Becoming a Registered Nurse (RN) is a major accomplishment that opens up career paths in hospitals, doctors’ offices and other healthcare settings as well as in non-clinical settings such as pharmaceutical companies. Like any profession, however, the level of education you have makes a difference in your ability to move into certain positions and settings and make more money.
If you’ve already earned an associate degree in nursing (ADN), you’ve taken the first step towards a career where the demand is high and projected to continue to grow. It also allows you to return to school to obtain a bachelor’s of science in nursing (BSN) with Sullivan University’s RN to BSN program.
Why the BSN matters
Healthcare has changed in the past few decades, explains Carla Carter, MSN, BSN, RN. Carter, the dean of nursing at Sullivan University, has been a nurse for 33 years and she’s seen the transformation firsthand. “Initially, the focus was on taking care of the sick, but the current focus is on prevention,” says Carter.
In part, the shift was driven by an aging population that is expected to grow significantly in the United States over the next few decades. Helping keep people healthier not only benefits older Americans, it also helps reduce overall healthcare costs. Nurses play a critical role in preventive care, educating patients of all ages on how to care for themselves and have a healthier lifestyle.
Nurses of today also are caring for an increasingly diverse population. “Nurses need to take into account their patients’ cultural background and beliefs,” says Carter. In Sullivan University’s RN to BSN program, the emphasis is on providing students with a holistic perspective, including the cultural, social, economic, community and leadership issues that impact patients and shape nursing care.
Carter also notes that studies show that nurses with a BSN produce better outcomes for their patients. Research found that hospitals scored higher on overall quality of care when they had a higher number of nurses with bachelor’s degrees, which helped drive the Institute of Medicine’s 2010 recommendation to increase the number of nurses with a BSN from 50 percent to 80 percent by 2020.
She also adds that having a BSN may be a requirement if you want to work at a hospital with Magnet status. The American Nurses Credentialing Center’s Magnet Recognition Program® is granted to hospitals that meet rigorous standards for nursing excellence, including job satisfaction and professional growth. In 2015, Magnet status was held by only 8% of U.S. hospitals, many of which are regularly recognized as some of the best hospitals in the country. One of the Magnet requirements is for all nurses in leadership roles, such as the director of quality, to hold at least a BSN.
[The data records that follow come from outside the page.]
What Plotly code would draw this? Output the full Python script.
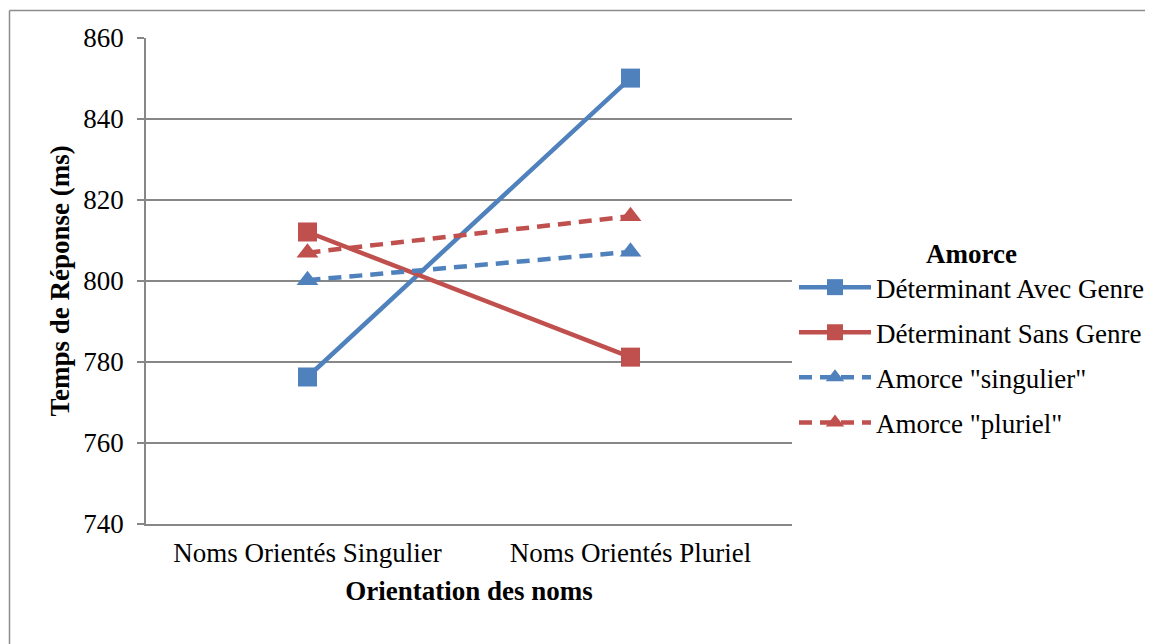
import plotly.graph_objects as go

categories = ["Noms Orientés Singulier", "Noms Orientés Pluriel"]
avec_genre = [776.3, 850.1]
sans_genre = [812.1, 781.2]
amorce_sing = [800.2, 807.2]
amorce_plur = [807.0, 816.0]

blue = "#4F81BD"
red = "#C0504D"
grid = "#878787"
font_family = "Liberation Serif, Times New Roman, serif"
FS = 27

fig = go.Figure()
fig.add_trace(go.Scatter(x=categories, y=avec_genre, name="Déterminant Avec Genre",
                         mode="lines+markers", legendgroup="a",
                         line=dict(color=blue, width=4.5),
                         marker=dict(symbol="square", size=19, color=blue)))
fig.add_trace(go.Scatter(x=categories, y=sans_genre, name="Déterminant Sans Genre",
                         mode="lines+markers", legendgroup="b",
                         line=dict(color=red, width=4.5),
                         marker=dict(symbol="square", size=19, color=red)))
fig.add_trace(go.Scatter(x=categories, y=amorce_sing, name='Amorce "singulier"',
                         mode="lines+markers", legendgroup="c",
                         line=dict(color=blue, width=4.5, dash="13px,8px"),
                         marker=dict(symbol="triangle-up", size=19, color=blue)))
fig.add_trace(go.Scatter(x=categories, y=amorce_plur, name='Amorce "pluriel"',
                         mode="lines+markers", legendgroup="d",
                         line=dict(color=red, width=4.5, dash="13px,8px"),
                         marker=dict(symbol="triangle-up", size=19, color=red)))

OFF = 8  # default page body margin
W, H = 1153 - OFF, 644 - OFF
# plot area in page pixels
PL, PR, PT, PB = 146, 792, 38, 524
L, R, T, B = PL - OFF, W - (PR - OFF), PT - OFF, H - (PB - OFF)
pw, ph = PR - PL, PB - PT

def px_x(p):
    return (p - PL) / pw

def px_y(p):
    return (PB - p) / ph

border = dict(color="#8C8C8C", width=1.5)

fig.update_layout(
    width=W, height=H,
    margin=dict(l=L, r=R, t=T, b=B, autoexpand=False),
    paper_bgcolor="white", plot_bgcolor="white",
    font=dict(family=font_family, size=FS, color="black"),
    showlegend=True,
    legend=dict(
        xref="container",
        x=(794 - OFF) / W, y=px_y(228), xanchor="left", yanchor="top",
        title=dict(text="<b>Amorce</b>", side="top center",
                   font=dict(family=font_family, size=FS)),
        font=dict(family=font_family, size=FS),
        traceorder="grouped", tracegroupgap=7,
        itemwidth=72,
        bgcolor="rgba(0,0,0,0)",
    ),
    xaxis=dict(
        type="category", range=[-0.5, 1.5],
        showgrid=False, showline=True, linecolor=grid, linewidth=1.5,
        ticks="", tickfont=dict(size=FS), ticklabelstandoff=4,
        title=dict(text="<b>Orientation des noms</b>", font=dict(size=FS), standoff=14),
    ),
    yaxis=dict(
        range=[740, 860], dtick=20, tick0=740,
        showgrid=True, gridcolor=grid, gridwidth=1.5,
        showline=True, linecolor=grid, linewidth=1.5,
        ticks="outside", ticklen=7, tickcolor=grid, tickwidth=1.5,
        tickfont=dict(size=FS), ticklabelstandoff=8,
        zeroline=False,
        title=dict(text="<b>Temps de Réponse (ms)</b>", font=dict(size=FS), standoff=6),
    ),
    shapes=[
        dict(type="line", xref="paper", yref="paper",
             x0=px_x(9.5), x1=px_x(1200), y0=px_y(10.5), y1=px_y(10.5), line=border, layer="below"),
        dict(type="line", xref="paper", yref="paper",
             x0=px_x(9.5), x1=px_x(9.5), y0=px_y(10.5), y1=px_y(700), line=border, layer="below"),
    ],
)

fig.write_html("out.html")
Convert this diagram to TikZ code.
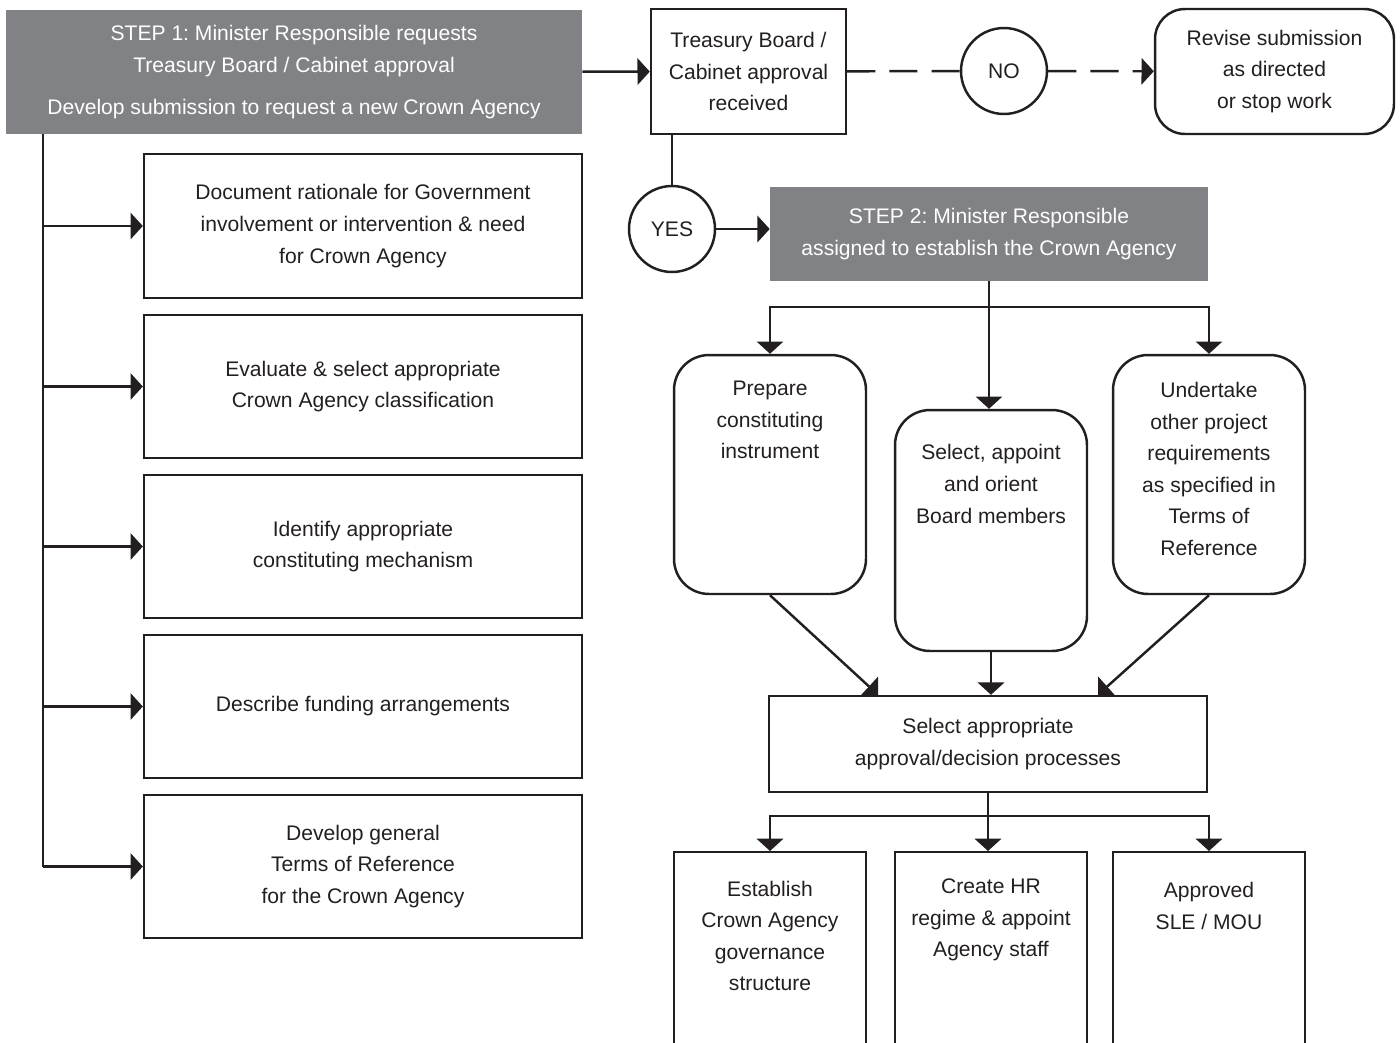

Whether you want to advance your career or build on your ADN foundation, the RN to BSN program at Sullivan University’s College of Nursing can help. As a registered nurse who has earned both a bachelor’s and master’s degree, Carter knows the challenges of pursuing a degree while working.
“Our RN to BSN program is completely online, so students can fit their schoolwork into their work schedules and other responsibilities” she says. And the program isn’t limited to those in the Louisville area. “We have RNs from other cities in Kentucky and from other states who are earning their BSN at Sullivan.”
It’s not just the online flexibility that helps RN to BSN students; it’s also in how quickly they can earn their bachelor’s at Sullivan. “If they have all their prerequisites, students can complete their core classes in only 15 months,” Carter explains. Because the program is for students who already have an ADN and are licensed in their state, they are given “60 block credits right off the top,” she adds, which helps expedite the process.
The nursing courses are accelerated with a focus on team-based learning, but without sacrificing the quality of the education. “The courses are taught by experienced professionals, most of whom hold a master’s degree,” says Carter. The cost of the program has been lowered as well by reducing the credit hour rate, she says, but with no loss of academic rigor.
“Our program is dynamic and adapts to the emerging needs of students today, but it is written to comprehensively cover the nine BSN essentials outlined by the American Association of Colleges of Nursing,” she notes. AACN Essentials are national standards for curriculum content and expected competencies for bachelor’s, master’s, and Doctor of Nursing Practice programs.
If you’re an RN who already has an ADN, earning your BSN is an important next step to further your career and earn more money. Take charge of your future now and you could earn your bachelor’s degree in less than two years. And, take note, the tuition for Sullivan’s core nursing classes has been reduced to $175 a credit hour for those pursing their BSN.